In September of 2018, the employee’s job responsibilities changed, giving the employee regular access to the employer’s network drive that allegedly contained confidential information and trade secrets. The employee was issued a company laptop, tablet, iPad and smartphone to complete the tasks assigned to him. In March 2019, the employee resigned and began working for another fire company. On his last day he returned the devices and submitted evidence that he destroyed USB devices potentially containing the employer’s information.

After his resignation the employee began soliciting his former employer’s customers. More than 40 customers switched to the new employer. The former employer conducted a forensic analysis of the employee’s electronic devices, revealing that eight USB devices had connected to the employee’s devices (which contained confidential customer information) between January and March of 2019. The employer filed action in April 2019 and filed a motion for a temporary restraining order and preliminary injunction in May. On May 13, the court denied the employer’s temporary restraining order because he was not able to show that the employee was in possession of, or had disclosed, any confidential information. Nevertheless, the parties were allowed to conduct limited discovery before the hearing on the employer’s motion for preliminary injunction.

Discovery included a forensic analysis of several of the new employer’s computers, revealing that in March 2019, the employee sent an email to one of the new employer’s employees with several attachments, including one called “New estimate for.xlsx” (the “New Estimate Form”). The previous employer alleged that the New Estimate Form was confidential because it included that employer’s costs, profit margins, exclusive pricing and other information that could be used to undercut the employer’s bids.  

At deposition, the employee admitted he forwarded the New Estimate Form to the new employer and that the form was on one of the USB devices he destroyed on his last day of work and he did not recall how he had access to the form after he left the previous employer.

The primary question when issuing a preliminary injunction is whether the balance of equities so favors the movant that justice requires the court to intervene to preserve the status quo until the merits are determined. The court looked at the threat to each of the parties’ rights that would result from granting or denying the injunction. 
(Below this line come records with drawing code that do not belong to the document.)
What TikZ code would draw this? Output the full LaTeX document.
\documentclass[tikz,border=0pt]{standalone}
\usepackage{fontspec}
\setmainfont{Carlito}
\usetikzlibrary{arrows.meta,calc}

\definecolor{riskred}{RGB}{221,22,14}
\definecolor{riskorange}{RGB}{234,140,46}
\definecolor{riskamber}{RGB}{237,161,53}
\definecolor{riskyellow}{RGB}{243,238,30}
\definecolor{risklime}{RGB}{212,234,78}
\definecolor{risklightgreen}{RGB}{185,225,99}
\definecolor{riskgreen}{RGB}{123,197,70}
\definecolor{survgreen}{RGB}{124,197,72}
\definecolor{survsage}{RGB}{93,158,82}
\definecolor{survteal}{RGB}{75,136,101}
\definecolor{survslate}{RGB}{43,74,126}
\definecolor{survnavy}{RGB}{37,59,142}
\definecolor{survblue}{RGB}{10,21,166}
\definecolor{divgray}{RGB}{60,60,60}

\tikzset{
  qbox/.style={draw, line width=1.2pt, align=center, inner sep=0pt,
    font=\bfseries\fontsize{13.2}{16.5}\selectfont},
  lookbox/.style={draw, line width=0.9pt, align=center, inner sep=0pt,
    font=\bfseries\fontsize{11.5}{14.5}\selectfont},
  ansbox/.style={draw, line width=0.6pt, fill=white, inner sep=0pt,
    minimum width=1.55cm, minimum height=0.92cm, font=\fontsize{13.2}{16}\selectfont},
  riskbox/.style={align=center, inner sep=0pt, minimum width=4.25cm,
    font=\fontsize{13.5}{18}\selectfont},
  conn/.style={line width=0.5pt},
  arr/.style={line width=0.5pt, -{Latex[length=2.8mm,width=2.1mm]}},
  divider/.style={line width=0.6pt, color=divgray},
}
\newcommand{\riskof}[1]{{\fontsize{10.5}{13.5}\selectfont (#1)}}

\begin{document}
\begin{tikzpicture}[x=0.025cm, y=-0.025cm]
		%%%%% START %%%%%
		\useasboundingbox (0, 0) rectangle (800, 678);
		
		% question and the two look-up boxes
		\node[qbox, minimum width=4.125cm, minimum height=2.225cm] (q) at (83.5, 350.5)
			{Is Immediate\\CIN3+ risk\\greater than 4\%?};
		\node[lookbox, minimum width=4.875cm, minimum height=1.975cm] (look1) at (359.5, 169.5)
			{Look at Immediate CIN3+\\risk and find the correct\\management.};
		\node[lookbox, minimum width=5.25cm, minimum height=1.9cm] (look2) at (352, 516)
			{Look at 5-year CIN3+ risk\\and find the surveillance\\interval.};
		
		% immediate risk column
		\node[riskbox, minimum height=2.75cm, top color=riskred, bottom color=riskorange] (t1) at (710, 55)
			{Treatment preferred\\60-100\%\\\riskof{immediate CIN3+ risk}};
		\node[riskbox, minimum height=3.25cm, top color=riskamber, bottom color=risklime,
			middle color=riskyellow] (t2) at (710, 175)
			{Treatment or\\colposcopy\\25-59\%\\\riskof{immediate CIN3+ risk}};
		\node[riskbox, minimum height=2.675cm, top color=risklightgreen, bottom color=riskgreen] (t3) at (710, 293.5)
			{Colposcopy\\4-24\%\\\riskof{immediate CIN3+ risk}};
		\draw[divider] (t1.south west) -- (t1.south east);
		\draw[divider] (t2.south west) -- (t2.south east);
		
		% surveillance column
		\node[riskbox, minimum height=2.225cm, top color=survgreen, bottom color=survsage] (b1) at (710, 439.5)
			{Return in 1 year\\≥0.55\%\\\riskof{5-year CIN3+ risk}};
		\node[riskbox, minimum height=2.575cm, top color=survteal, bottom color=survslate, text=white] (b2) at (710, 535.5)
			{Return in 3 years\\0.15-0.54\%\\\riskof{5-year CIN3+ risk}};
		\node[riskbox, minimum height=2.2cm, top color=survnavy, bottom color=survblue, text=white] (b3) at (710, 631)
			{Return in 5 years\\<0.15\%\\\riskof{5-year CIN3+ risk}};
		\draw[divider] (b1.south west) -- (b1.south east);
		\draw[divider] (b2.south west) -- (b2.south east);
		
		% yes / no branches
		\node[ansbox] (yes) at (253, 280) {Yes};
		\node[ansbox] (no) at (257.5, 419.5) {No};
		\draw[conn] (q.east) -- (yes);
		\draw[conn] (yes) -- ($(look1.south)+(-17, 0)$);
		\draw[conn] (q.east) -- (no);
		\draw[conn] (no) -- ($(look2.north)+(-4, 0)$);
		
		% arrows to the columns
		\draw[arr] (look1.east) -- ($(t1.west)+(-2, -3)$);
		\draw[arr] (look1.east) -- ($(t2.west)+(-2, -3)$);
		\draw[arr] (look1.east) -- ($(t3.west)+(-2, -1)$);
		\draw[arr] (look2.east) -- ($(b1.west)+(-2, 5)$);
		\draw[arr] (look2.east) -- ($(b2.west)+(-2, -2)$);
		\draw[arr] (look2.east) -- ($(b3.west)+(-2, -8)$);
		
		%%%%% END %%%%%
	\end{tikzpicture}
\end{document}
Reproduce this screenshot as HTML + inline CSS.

The court indicated that the information in the New Estimate Form could be used to gain a competitive advantage. The evidence also showed that the employee possessed the New Estimate Form and shared it with the new employer’s employees. However, the court said the evidence did not demonstrate a threat of irreparable harm to the employer, other than the data contained in the New Estimate Form.  

The court therefore enjoined the employee from using the data in the New Estimate Form as the balance of harm weighs in favor of a preliminary injunction.  

The employer’s Motion for a Preliminary Injunction was granted: “During the pendency of this action and until its final hearing and determination, Employee, and any persons or entities acting in concert with him or on his behalf, are enjoined from directly or indirectly using, disclosing, or transmitting any data contained in the New Estimate Form or any information contained therein or derived therefrom.” 



Q:  When can you sue a municipality, the fire department or the police for their negligence?

A: Normally, a municipality and its employees are protected by the doctrine of sovereign immunity. To get around sovereign immunity, there must ordinarily be a special relationship. Courts have held that a special relationship exists: 1. when the municipality violates a statutory duty enacted for the benefit of a particular class of person; 2. when it voluntarily assumes a duty that generates justifiable reliance by the person who benefits from the duty; or 3. when it assumes positive direction and control in the face of a known, blatant, and dangerous safety violation.